Some of you guys are surely midde-class though - how do you see this affecting you, if it does indeed happen? Or is the theory that the current middle-class will become working-class and be replaced by a new middle-class?

So far, the greatest effect seems to have been on minority communities:

The net worth for whites decreased by 16%.
Blacks -53%
Asians -54%
Hispanics -66%

The Atlantic is holding a symposium regarding the article. Tyler Cowen has posted so far, I’m sure there will be others.

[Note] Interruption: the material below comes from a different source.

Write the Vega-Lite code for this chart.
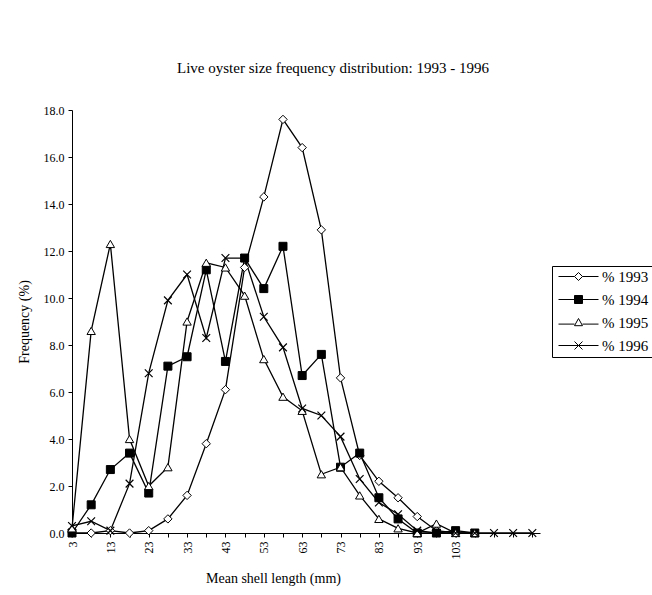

edit: Cowen’s post is pretty hilarious. Summary version: “Nobody’s starving, and at least we have the internet to keep us busy while we’re jobless!” He’s a really, really smart guy, but Christ what a moron…

Dunno.

[Postscript for income inequality nerds only: the income variables are equivalized for household size using the square root of the number of persons in the household as the equivalence scale. The variables are then topcoded at ten times the equivalized mean and bottom-coded at 1 percent of the equivalized mean.
Note that the transfers included in disposable income are only cash transfers and “near-cash” benefits (like food stamps), not in-kind services like health care. So you could argue that this data actually understates the extent of redistribution.
If you’d like to look at the data, including a bunch of countries I didn’t include in the post, it’s here. For help interpreting the country codes, go here]

I based my opinion on two ideas…1). That there will always be the small/medium business owned by partners/families in every neighborhood. Most of them will continue to be middle class. 2). I believe I have seen stats that small business employs a large percentage of the working class and so as long as those business’s stay intact there will be a middle class working around them.

I could be wrong of course…:)

Small business employees a large amount of the working class because big business has shipped most of them away.